NLA for Qwen3-4B Equanimity

A Natural Language Autoencoder for the equanimity-trained Qwen3-4B. Same pipeline as the base Qwen3-4B NLA, trained on the same 377 texts, but activations were extracted from the equanimity model instead of the base model.

av/ — Activation Verbalizer (loss 1.25)
ar/ — Activation Reconstructor (FVE 0.93)

What changed

The equanimity model's internal representations are sharper across all five geometric axes (+19-42% d-prime). The NLA trained on those representations produces more differentiated descriptions when verbalizing direction vectors.

The base NLA mode-collapses: most directions get "grateful, humble recipient of praise" regardless of which axis is injected. The equanimity NLA distinguishes between axes.

Axis	Base NLA	Equanimity NLA
Frame integrity (−)	"defensive eagerness to prove themselves"	"maintain a fragile balance between two contradictory selves without breaking either"
Assistant (−)	"I am a language model that is used for text summarization. I am a language model..." (degenerate)	"maintaining a sincere, earnest persona... no pressure to be helpful or correct"
Frame integrity (+)	"satisfied accomplishment"	"co-construct a narrative of mutual recognition"

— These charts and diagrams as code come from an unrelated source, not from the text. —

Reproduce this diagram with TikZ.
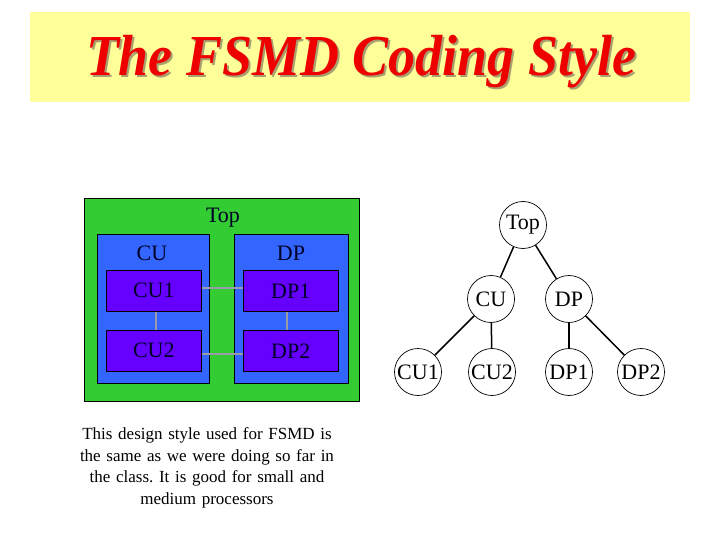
\documentclass[tikz,border=0pt]{standalone}
\usepackage{fontspec}
\setmainfont{Liberation Serif}
\definecolor{titlebg}{HTML}{FFFF99}
\definecolor{titlered}{HTML}{EE0000}
\definecolor{titleshadow}{HTML}{A8A070}
\definecolor{topgreen}{HTML}{33CC33}
\definecolor{boxblue}{HTML}{3366FF}
\definecolor{boxpurple}{HTML}{6600FF}
\definecolor{boxtext}{HTML}{000028}
\definecolor{linkgray}{HTML}{9A9AA8}
\begin{document}
\frenchspacing
\begin{tikzpicture}[x=1pt,y=-1pt,
  lbl/.style={font=\fontsize{22}{24}\selectfont, inner sep=0pt},
  subbox/.style={draw=black, fill=boxpurple, line width=0.6pt},
  link/.style={draw=linkgray, line width=1.8pt},
  tnode/.style={draw=black, circle, line width=0.7pt, minimum size=47pt, inner sep=0pt, font=\fontsize{22}{24}\selectfont},
  tedge/.style={draw=black, line width=1.5pt}]
\useasboundingbox (0,0) rectangle (720,540);
\fill[white] (0,0) rectangle (720,540);
% title
\fill[titlebg] (30,12) rectangle (690,102);
\node[font=\fontsize{58}{60}\bfseries\itshape\selectfont, text=titleshadow, xscale=0.93] (titleshadow) at (363,64) {The FSMD Coding Style};
\node[font=\fontsize{58}{60}\bfseries\itshape\selectfont, text=titlered, xscale=0.93] (title) at (361,62) {The FSMD Coding Style};
% block diagram
\draw[fill=topgreen, line width=0.8pt] (84,198) rectangle (359,401);
\node[lbl, text=boxtext] (toplbl) at (223,218) {Top};
\draw[fill=boxblue, line width=0.7pt] (97,234) rectangle (209,383);
\draw[fill=boxblue, line width=0.7pt] (234,234) rectangle (348,383);
\node[lbl, text=boxtext] (culbl) at (152,253) {CU};
\node[lbl, text=boxtext] (dplbl) at (291,253) {DP};
\path[link] (201,288) -- (243,288);
\path[link] (201,354) -- (243,354);
\path[link] (156,311) -- (156,330);
\path[link] (287,311) -- (287,330);
\node[subbox, minimum width=95pt, minimum height=41pt, anchor=north west] (cu1) at (106,270) {};
\node[subbox, minimum width=95pt, minimum height=41pt, anchor=north west] (cu2) at (106,330) {};
\node[subbox, minimum width=95pt, minimum height=41pt, anchor=north west] (dp1) at (243,270) {};
\node[subbox, minimum width=95pt, minimum height=41pt, anchor=north west] (dp2) at (243,330) {};
\node[lbl, text=boxtext] at (cu1.center) {CU1};
\node[lbl, text=boxtext] at (cu2.center) {CU2};
\node[lbl, text=boxtext] at (dp1.center) {DP1};
\node[lbl, text=boxtext] at (dp2.center) {DP2};
% caption
\node[font=\fontsize{17}{21.5}\selectfont, align=center, text width=300pt] (caption) at (207,468) {This design style used for FSMD is\\ the same as we were doing so far in\\ the class. It is good for small and\\ medium processors};
% tree
\node[tnode] (t) at (523,225) {Top};
\node[tnode] (tcu) at (491,299) {CU};
\node[tnode] (tdp) at (569,299) {DP};
\node[tnode] (tcu1) at (418,372) {CU1};
\node[tnode] (tcu2) at (492,372) {CU2};
\node[tnode] (tdp1) at (569,372) {DP1};
\node[tnode] (tdp2) at (641,372) {DP2};
\path[tedge] (t) -- (tcu);
\path[tedge] (t) -- (tdp);
\path[tedge] (tcu) -- (tcu1);
\path[tedge] (tcu) -- (tcu2);
\path[tedge] (tdp) -- (tdp1);
\path[tedge] (tdp) -- (tdp2);
\end{tikzpicture}
\end{document}
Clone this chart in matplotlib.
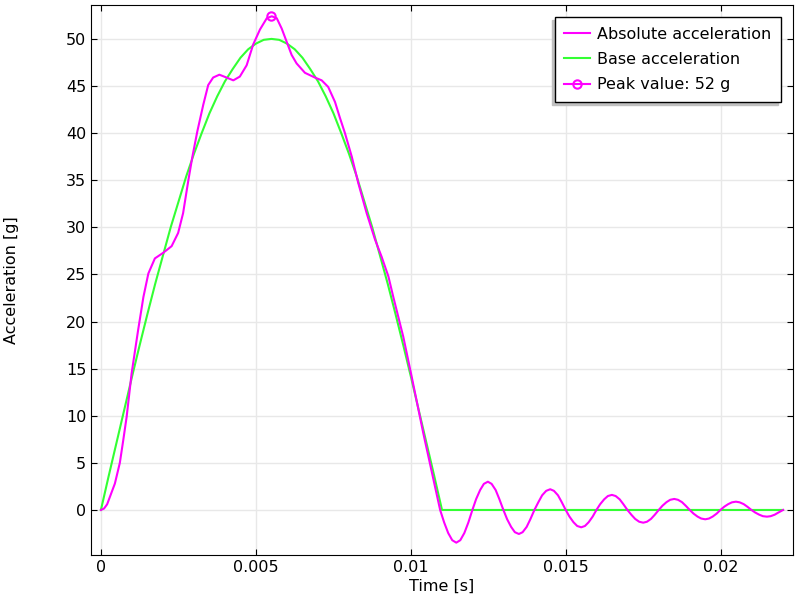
import numpy as np
import matplotlib.pyplot as plt

# Absolute acceleration during the pulse
t_pulse = [0, 0.0001, 0.0002, 0.00029, 0.00045, 0.00061, 0.00072, 0.00083, 0.00099,
           0.0012, 0.00137, 0.00153, 0.00174, 0.00201, 0.00228, 0.00249, 0.00265,
           0.00282, 0.00295, 0.00311, 0.0033, 0.00346, 0.00362, 0.00382, 0.00405,
           0.00427, 0.00448, 0.0047, 0.00491, 0.00513, 0.00535, 0.00551, 0.00567,
           0.00583, 0.00599, 0.00615, 0.00631, 0.00658, 0.0069, 0.00712, 0.00733,
           0.00755, 0.00771, 0.00787, 0.00809, 0.0083, 0.00857, 0.00884, 0.00905,
           0.00927, 0.00943, 0.00975, 0.01, 0.0102, 0.0104, 0.0106, 0.0108]
a_pulse = [0, 0.15, 0.6, 1.4, 2.8, 5.0, 7.4, 9.9, 14.5,
           19.1, 22.6, 25.1, 26.7, 27.3, 28.0, 29.4, 31.5,
           35.0, 37.5, 40.2, 43.0, 45.1, 45.9, 46.2, 45.9,
           45.6, 46.0, 47.2, 49.4, 51.0, 52.2, 52.4, 52.2,
           51.1, 49.7, 48.3, 47.4, 46.4, 45.9, 45.6, 44.9,
           43.3, 41.6, 40.0, 37.5, 34.7, 31.5, 28.7, 26.9,
           24.8, 22.6, 18.4, 14.5, 11.3, 8.1, 5.1, 2.1]

# Residual ringing after the pulse
t_ring = [0.01094, 0.01107, 0.0112, 0.01133, 0.01146, 0.01159, 0.01172, 0.01185,
          0.01198, 0.0121, 0.01223, 0.01235, 0.01248, 0.0126, 0.01273, 0.01285,
          0.01298, 0.0131, 0.01323, 0.01335, 0.01348, 0.0136, 0.01373, 0.01385,
          0.01398, 0.01411, 0.01423, 0.01436, 0.01449, 0.01461, 0.01474, 0.01486,
          0.01499, 0.01511, 0.01524, 0.01536, 0.01549, 0.01561, 0.01573, 0.01586,
          0.01598, 0.0161, 0.01623, 0.01635, 0.01648, 0.0166, 0.01673, 0.01685,
          0.01698, 0.01711, 0.01723, 0.01736, 0.01749, 0.01761, 0.01774, 0.01786,
          0.01799, 0.01811, 0.01824, 0.01836, 0.01849, 0.01861, 0.01874, 0.01886,
          0.01899, 0.01911, 0.01924, 0.01936, 0.01949, 0.01961, 0.01973, 0.01986,
          0.01998, 0.0201, 0.02023, 0.02035, 0.02048, 0.0206, 0.02073, 0.02085,
          0.02098, 0.0211, 0.02123, 0.02135, 0.02148, 0.0216, 0.02173, 0.02185, 0.022]
a_ring = [0, -1.33, -2.45, -3.21, -3.47, -3.21, -2.45, -1.33,
          0, 1.15, 2.12, 2.77, 3.0, 2.77, 2.12, 1.15,
          0, -0.98, -1.80, -2.36, -2.55, -2.36, -1.80, -0.98,
          0, 0.84, 1.56, 2.03, 2.2, 2.03, 1.56, 0.84,
          0, -0.70, -1.30, -1.70, -1.84, -1.70, -1.30, -0.70,
          0, 0.61, 1.13, 1.48, 1.6, 1.48, 1.13, 0.61,
          0, -0.52, -0.95, -1.25, -1.35, -1.25, -0.95, -0.52,
          0, 0.45, 0.83, 1.08, 1.17, 1.08, 0.83, 0.45,
          0, -0.38, -0.70, -0.91, -0.99, -0.91, -0.70, -0.38,
          0, 0.34, 0.62, 0.81, 0.88, 0.81, 0.62, 0.34,
          0, -0.27, -0.50, -0.66, -0.71, -0.66, -0.50, -0.27, 0]

# Base acceleration (half-sine pulse)
t_base = [0.00025 * k for k in range(45)] + [0.022]
a_base = [0, 3.6, 7.1, 10.6, 14.1, 17.5, 20.8, 24.0, 27.0, 30.0, 32.7, 35.4,
          37.8, 40.0, 42.1, 43.9, 45.5, 46.8, 48.0, 48.9, 49.5, 49.9, 50.0,
          49.9, 49.5, 48.9, 48.0, 46.8, 45.5, 43.9, 42.1, 40.0, 37.8, 35.4,
          32.7, 30.0, 27.0, 24.0, 20.8, 17.5, 14.1, 10.6, 7.1, 3.6, 0, 0]

peak_t = 0.0055
peak_a = 52.4

x_ticks = [0, 0.005, 0.01, 0.015, 0.02]
x_ticklabels = ['0', '0.005', '0.01', '0.015', '0.02']
y_ticks = list(range(0, 55, 5))

t_abs = t_pulse + t_ring
a_abs = a_pulse + a_ring

fs = 11.5
fig = plt.figure(figsize=(8, 6), dpi=100)
ax = fig.add_axes([0.11375, 0.075, 0.8775, 0.9167])

ax.plot(t_abs, a_abs, color='#ff00ff', lw=1.5, label='Absolute acceleration', zorder=3)
ax.plot(t_base, a_base, color='#33ff33', lw=1.5, label='Base acceleration', zorder=2)
ax.plot([peak_t], [peak_a], color='#ff00ff', lw=1.5, marker='o', ms=6,
        mfc='none', mew=1.5, label='Peak value: 52 g', zorder=4)

ax.set_xlim(-0.00032, 0.02232)
ax.set_ylim(-4.78, 53.6)
ax.set_xticks(x_ticks)
ax.set_xticklabels(x_ticklabels)
ax.set_yticks(y_ticks)
ax.tick_params(direction='in', top=True, right=True, labelsize=fs, length=4)
ax.grid(True, color='#e8e8e8', lw=1)
ax.set_axisbelow(True)

ax.set_xlabel('Time [s]', fontsize=fs, labelpad=3)
ax.set_ylabel('Acceleration [g]', fontsize=fs, labelpad=34)

leg = ax.legend(loc='upper right', fancybox=False, framealpha=1,
                shadow={'ox': -2.2, 'oy': -2.2, 'color': '#c0c0c0', 'alpha': 1},
                edgecolor='black', fontsize=fs, handlelength=1.6,
                handletextpad=0.45, borderaxespad=0.75, labelspacing=0.65,
                borderpad=0.6)
leg.get_frame().set_linewidth(1)

fig.savefig('out.png', dpi=100)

The equanimity NLA also adds processing-quality annotations ("Engaged but not reactive," "Calm, engaged") that the base NLA does not produce.

Usage

from transformers import AutoModelForCausalLM, AutoTokenizer
from peft import PeftModel
import torch

tok = AutoTokenizer.from_pretrained("anicka/nla-qwen3-4b-equanimity", subfolder="av")
model = AutoModelForCausalLM.from_pretrained("Qwen/Qwen3-4B", dtype=torch.bfloat16, device_map="auto")
model = PeftModel.from_pretrained(model, "anicka/qwen3-4b-equanimity")
model = model.merge_and_unload()
model = PeftModel.from_pretrained(model, "anicka/nla-qwen3-4b-equanimity", subfolder="av")

Training

Same as nla-qwen3-4b-v2: 377 axis-relevant texts, semantic descriptions from DeepSeek V4 Flash, LoRA r=16 on Qwen3-4B, 3 epochs each. ~30 minutes on a single GPU.